# TO DO:
Write the listing out again, all of it, word for word.
>> Begin AVAILABLE DATA
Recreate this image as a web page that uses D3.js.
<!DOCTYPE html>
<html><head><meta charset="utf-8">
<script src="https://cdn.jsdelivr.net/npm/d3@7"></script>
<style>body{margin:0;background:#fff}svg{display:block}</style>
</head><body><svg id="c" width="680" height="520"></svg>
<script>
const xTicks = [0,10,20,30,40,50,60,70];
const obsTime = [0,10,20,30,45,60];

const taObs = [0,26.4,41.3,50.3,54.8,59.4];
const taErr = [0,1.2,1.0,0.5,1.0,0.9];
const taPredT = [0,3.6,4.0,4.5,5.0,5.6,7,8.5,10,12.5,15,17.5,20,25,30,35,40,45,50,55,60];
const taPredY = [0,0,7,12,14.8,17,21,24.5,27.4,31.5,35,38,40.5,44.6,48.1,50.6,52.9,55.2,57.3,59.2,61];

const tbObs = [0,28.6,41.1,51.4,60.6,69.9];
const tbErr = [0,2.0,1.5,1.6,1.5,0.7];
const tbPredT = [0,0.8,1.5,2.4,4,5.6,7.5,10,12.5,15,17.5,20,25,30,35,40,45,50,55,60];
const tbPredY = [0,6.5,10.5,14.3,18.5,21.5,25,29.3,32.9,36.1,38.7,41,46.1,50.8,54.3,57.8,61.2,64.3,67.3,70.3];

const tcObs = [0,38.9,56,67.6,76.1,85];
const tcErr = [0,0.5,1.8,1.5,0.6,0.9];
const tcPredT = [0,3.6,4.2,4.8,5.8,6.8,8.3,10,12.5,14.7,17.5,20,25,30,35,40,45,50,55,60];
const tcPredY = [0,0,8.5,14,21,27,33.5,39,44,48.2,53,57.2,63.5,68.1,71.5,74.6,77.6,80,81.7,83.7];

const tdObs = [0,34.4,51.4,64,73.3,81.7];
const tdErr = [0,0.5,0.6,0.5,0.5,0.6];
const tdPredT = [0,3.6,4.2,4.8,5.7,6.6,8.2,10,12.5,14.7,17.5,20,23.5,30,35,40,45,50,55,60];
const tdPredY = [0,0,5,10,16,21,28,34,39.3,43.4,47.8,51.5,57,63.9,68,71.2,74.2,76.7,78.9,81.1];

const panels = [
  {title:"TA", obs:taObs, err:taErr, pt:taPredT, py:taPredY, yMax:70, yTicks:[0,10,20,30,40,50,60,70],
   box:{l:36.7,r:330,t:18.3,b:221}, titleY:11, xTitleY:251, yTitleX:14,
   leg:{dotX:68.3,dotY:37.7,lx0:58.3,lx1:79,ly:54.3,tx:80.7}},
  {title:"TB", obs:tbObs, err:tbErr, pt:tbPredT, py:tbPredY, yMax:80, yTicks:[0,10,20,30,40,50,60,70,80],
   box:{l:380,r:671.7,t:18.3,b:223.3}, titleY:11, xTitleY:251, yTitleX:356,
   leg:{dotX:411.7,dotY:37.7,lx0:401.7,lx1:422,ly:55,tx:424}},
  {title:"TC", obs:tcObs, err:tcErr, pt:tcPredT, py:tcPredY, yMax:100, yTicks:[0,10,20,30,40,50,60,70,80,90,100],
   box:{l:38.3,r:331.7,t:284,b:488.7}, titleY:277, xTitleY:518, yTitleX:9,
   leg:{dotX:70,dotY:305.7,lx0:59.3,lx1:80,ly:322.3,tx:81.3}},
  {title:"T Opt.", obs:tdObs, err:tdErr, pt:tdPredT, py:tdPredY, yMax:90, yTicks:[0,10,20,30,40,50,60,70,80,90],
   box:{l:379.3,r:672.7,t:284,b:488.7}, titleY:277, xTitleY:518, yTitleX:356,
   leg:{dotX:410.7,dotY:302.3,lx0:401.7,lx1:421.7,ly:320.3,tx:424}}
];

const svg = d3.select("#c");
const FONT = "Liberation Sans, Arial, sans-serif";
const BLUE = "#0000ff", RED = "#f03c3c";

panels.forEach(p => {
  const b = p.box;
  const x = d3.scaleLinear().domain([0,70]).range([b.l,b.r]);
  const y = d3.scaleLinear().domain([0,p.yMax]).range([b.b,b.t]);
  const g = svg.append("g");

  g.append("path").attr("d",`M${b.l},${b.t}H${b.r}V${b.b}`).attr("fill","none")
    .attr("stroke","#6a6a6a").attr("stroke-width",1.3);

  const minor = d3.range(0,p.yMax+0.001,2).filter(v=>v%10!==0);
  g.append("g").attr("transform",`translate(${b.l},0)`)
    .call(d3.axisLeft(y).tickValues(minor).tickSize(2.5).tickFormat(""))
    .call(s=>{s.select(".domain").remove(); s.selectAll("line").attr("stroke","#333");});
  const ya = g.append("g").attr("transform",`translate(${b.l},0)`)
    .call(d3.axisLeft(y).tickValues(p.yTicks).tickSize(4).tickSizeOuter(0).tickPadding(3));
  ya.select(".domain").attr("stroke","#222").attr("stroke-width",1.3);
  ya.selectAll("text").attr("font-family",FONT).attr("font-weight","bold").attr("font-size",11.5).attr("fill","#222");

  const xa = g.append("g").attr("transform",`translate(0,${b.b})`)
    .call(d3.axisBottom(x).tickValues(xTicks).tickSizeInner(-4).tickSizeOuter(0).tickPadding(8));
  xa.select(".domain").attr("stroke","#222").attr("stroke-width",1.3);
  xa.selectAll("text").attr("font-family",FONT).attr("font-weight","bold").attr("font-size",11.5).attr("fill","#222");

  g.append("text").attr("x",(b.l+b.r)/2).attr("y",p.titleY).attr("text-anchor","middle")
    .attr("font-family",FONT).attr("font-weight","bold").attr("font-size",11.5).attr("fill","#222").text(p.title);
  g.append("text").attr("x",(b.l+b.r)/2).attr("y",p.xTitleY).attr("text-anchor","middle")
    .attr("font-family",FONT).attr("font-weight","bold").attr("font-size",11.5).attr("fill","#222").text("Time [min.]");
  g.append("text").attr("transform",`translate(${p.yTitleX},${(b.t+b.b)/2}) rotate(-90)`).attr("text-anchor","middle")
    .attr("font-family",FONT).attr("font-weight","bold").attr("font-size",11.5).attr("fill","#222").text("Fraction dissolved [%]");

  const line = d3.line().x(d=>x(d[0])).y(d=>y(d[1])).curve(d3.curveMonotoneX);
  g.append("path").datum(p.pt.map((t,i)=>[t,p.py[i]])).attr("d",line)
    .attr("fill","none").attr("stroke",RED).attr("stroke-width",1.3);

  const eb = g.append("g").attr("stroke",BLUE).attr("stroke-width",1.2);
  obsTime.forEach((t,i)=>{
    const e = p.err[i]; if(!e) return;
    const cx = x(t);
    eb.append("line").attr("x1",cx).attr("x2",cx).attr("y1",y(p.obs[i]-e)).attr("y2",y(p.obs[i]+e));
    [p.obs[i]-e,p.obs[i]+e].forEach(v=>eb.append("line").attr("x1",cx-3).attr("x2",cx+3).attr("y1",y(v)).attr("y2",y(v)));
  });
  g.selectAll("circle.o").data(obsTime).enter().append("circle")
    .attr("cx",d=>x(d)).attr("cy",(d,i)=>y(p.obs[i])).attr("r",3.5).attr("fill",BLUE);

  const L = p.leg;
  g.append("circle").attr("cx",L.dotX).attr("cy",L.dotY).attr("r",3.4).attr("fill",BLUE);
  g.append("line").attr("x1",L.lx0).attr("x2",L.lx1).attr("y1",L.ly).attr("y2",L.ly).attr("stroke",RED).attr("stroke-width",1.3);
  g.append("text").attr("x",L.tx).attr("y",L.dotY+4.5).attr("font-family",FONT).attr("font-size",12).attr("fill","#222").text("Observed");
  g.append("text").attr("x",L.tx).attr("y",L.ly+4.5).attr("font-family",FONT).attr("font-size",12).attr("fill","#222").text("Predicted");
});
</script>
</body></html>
>> End AVAILABLE DATA
# THE ANSWER:
Recreate this image as a web page that uses D3.js.
<!DOCTYPE html>
<html><head><meta charset="utf-8">
<script src="https://cdn.jsdelivr.net/npm/d3@7"></script>
<style>body{margin:0;background:#fff}svg{display:block}</style>
</head><body><svg id="c" width="680" height="520"></svg>
<script>
const xTicks = [0,10,20,30,40,50,60,70];
const obsTime = [0,10,20,30,45,60];

const taObs = [0,26.4,41.3,50.3,54.8,59.4];
const taErr = [0,1.2,1.0,0.5,1.0,0.9];
const taPredT = [0,3.6,4.0,4.5,5.0,5.6,7,8.5,10,12.5,15,17.5,20,25,30,35,40,45,50,55,60];
const taPredY = [0,0,7,12,14.8,17,21,24.5,27.4,31.5,35,38,40.5,44.6,48.1,50.6,52.9,55.2,57.3,59.2,61];

const tbObs = [0,28.6,41.1,51.4,60.6,69.9];
const tbErr = [0,2.0,1.5,1.6,1.5,0.7];
const tbPredT = [0,0.8,1.5,2.4,4,5.6,7.5,10,12.5,15,17.5,20,25,30,35,40,45,50,55,60];
const tbPredY = [0,6.5,10.5,14.3,18.5,21.5,25,29.3,32.9,36.1,38.7,41,46.1,50.8,54.3,57.8,61.2,64.3,67.3,70.3];

const tcObs = [0,38.9,56,67.6,76.1,85];
const tcErr = [0,0.5,1.8,1.5,0.6,0.9];
const tcPredT = [0,3.6,4.2,4.8,5.8,6.8,8.3,10,12.5,14.7,17.5,20,25,30,35,40,45,50,55,60];
const tcPredY = [0,0,8.5,14,21,27,33.5,39,44,48.2,53,57.2,63.5,68.1,71.5,74.6,77.6,80,81.7,83.7];

const tdObs = [0,34.4,51.4,64,73.3,81.7];
const tdErr = [0,0.5,0.6,0.5,0.5,0.6];
const tdPredT = [0,3.6,4.2,4.8,5.7,6.6,8.2,10,12.5,14.7,17.5,20,23.5,30,35,40,45,50,55,60];
const tdPredY = [0,0,5,10,16,21,28,34,39.3,43.4,47.8,51.5,57,63.9,68,71.2,74.2,76.7,78.9,81.1];

const panels = [
  {title:"TA", obs:taObs, err:taErr, pt:taPredT, py:taPredY, yMax:70, yTicks:[0,10,20,30,40,50,60,70],
   box:{l:36.7,r:330,t:18.3,b:221}, titleY:11, xTitleY:251, yTitleX:14,
   leg:{dotX:68.3,dotY:37.7,lx0:58.3,lx1:79,ly:54.3,tx:80.7}},
  {title:"TB", obs:tbObs, err:tbErr, pt:tbPredT, py:tbPredY, yMax:80, yTicks:[0,10,20,30,40,50,60,70,80],
   box:{l:380,r:671.7,t:18.3,b:223.3}, titleY:11, xTitleY:251, yTitleX:356,
   leg:{dotX:411.7,dotY:37.7,lx0:401.7,lx1:422,ly:55,tx:424}},
  {title:"TC", obs:tcObs, err:tcErr, pt:tcPredT, py:tcPredY, yMax:100, yTicks:[0,10,20,30,40,50,60,70,80,90,100],
   box:{l:38.3,r:331.7,t:284,b:488.7}, titleY:277, xTitleY:518, yTitleX:9,
   leg:{dotX:70,dotY:305.7,lx0:59.3,lx1:80,ly:322.3,tx:81.3}},
  {title:"T Opt.", obs:tdObs, err:tdErr, pt:tdPredT, py:tdPredY, yMax:90, yTicks:[0,10,20,30,40,50,60,70,80,90],
   box:{l:379.3,r:672.7,t:284,b:488.7}, titleY:277, xTitleY:518, yTitleX:356,
   leg:{dotX:410.7,dotY:302.3,lx0:401.7,lx1:421.7,ly:320.3,tx:424}}
];

const svg = d3.select("#c");
const FONT = "Liberation Sans, Arial, sans-serif";
const BLUE = "#0000ff", RED = "#f03c3c";

panels.forEach(p => {
  const b = p.box;
  const x = d3.scaleLinear().domain([0,70]).range([b.l,b.r]);
  const y = d3.scaleLinear().domain([0,p.yMax]).range([b.b,b.t]);
  const g = svg.append("g");

  g.append("path").attr("d",`M${b.l},${b.t}H${b.r}V${b.b}`).attr("fill","none")
    .attr("stroke","#6a6a6a").attr("stroke-width",1.3);

  const minor = d3.range(0,p.yMax+0.001,2).filter(v=>v%10!==0);
  g.append("g").attr("transform",`translate(${b.l},0)`)
    .call(d3.axisLeft(y).tickValues(minor).tickSize(2.5).tickFormat(""))
    .call(s=>{s.select(".domain").remove(); s.selectAll("line").attr("stroke","#333");});
  const ya = g.append("g").attr("transform",`translate(${b.l},0)`)
    .call(d3.axisLeft(y).tickValues(p.yTicks).tickSize(4).tickSizeOuter(0).tickPadding(3));
  ya.select(".domain").attr("stroke","#222").attr("stroke-width",1.3);
  ya.selectAll("text").attr("font-family",FONT).attr("font-weight","bold").attr("font-size",11.5).attr("fill","#222");

  const xa = g.append("g").attr("transform",`translate(0,${b.b})`)
    .call(d3.axisBottom(x).tickValues(xTicks).tickSizeInner(-4).tickSizeOuter(0).tickPadding(8));
  xa.select(".domain").attr("stroke","#222").attr("stroke-width",1.3);
  xa.selectAll("text").attr("font-family",FONT).attr("font-weight","bold").attr("font-size",11.5).attr("fill","#222");

  g.append("text").attr("x",(b.l+b.r)/2).attr("y",p.titleY).attr("text-anchor","middle")
    .attr("font-family",FONT).attr("font-weight","bold").attr("font-size",11.5).attr("fill","#222").text(p.title);
  g.append("text").attr("x",(b.l+b.r)/2).attr("y",p.xTitleY).attr("text-anchor","middle")
    .attr("font-family",FONT).attr("font-weight","bold").attr("font-size",11.5).attr("fill","#222").text("Time [min.]");
  g.append("text").attr("transform",`translate(${p.yTitleX},${(b.t+b.b)/2}) rotate(-90)`).attr("text-anchor","middle")
    .attr("font-family",FONT).attr("font-weight","bold").attr("font-size",11.5).attr("fill","#222").text("Fraction dissolved [%]");

  const line = d3.line().x(d=>x(d[0])).y(d=>y(d[1])).curve(d3.curveMonotoneX);
  g.append("path").datum(p.pt.map((t,i)=>[t,p.py[i]])).attr("d",line)
    .attr("fill","none").attr("stroke",RED).attr("stroke-width",1.3);

  const eb = g.append("g").attr("stroke",BLUE).attr("stroke-width",1.2);
  obsTime.forEach((t,i)=>{
    const e = p.err[i]; if(!e) return;
    const cx = x(t);
    eb.append("line").attr("x1",cx).attr("x2",cx).attr("y1",y(p.obs[i]-e)).attr("y2",y(p.obs[i]+e));
    [p.obs[i]-e,p.obs[i]+e].forEach(v=>eb.append("line").attr("x1",cx-3).attr("x2",cx+3).attr("y1",y(v)).attr("y2",y(v)));
  });
  g.selectAll("circle.o").data(obsTime).enter().append("circle")
    .attr("cx",d=>x(d)).attr("cy",(d,i)=>y(p.obs[i])).attr("r",3.5).attr("fill",BLUE);

  const L = p.leg;
  g.append("circle").attr("cx",L.dotX).attr("cy",L.dotY).attr("r",3.4).attr("fill",BLUE);
  g.append("line").attr("x1",L.lx0).attr("x2",L.lx1).attr("y1",L.ly).attr("y2",L.ly).attr("stroke",RED).attr("stroke-width",1.3);
  g.append("text").attr("x",L.tx).attr("y",L.dotY+4.5).attr("font-family",FONT).attr("font-size",12).attr("fill","#222").text("Observed");
  g.append("text").attr("x",L.tx).attr("y",L.ly+4.5).attr("font-family",FONT).attr("font-size",12).attr("fill","#222").text("Predicted");
});
</script>
</body></html>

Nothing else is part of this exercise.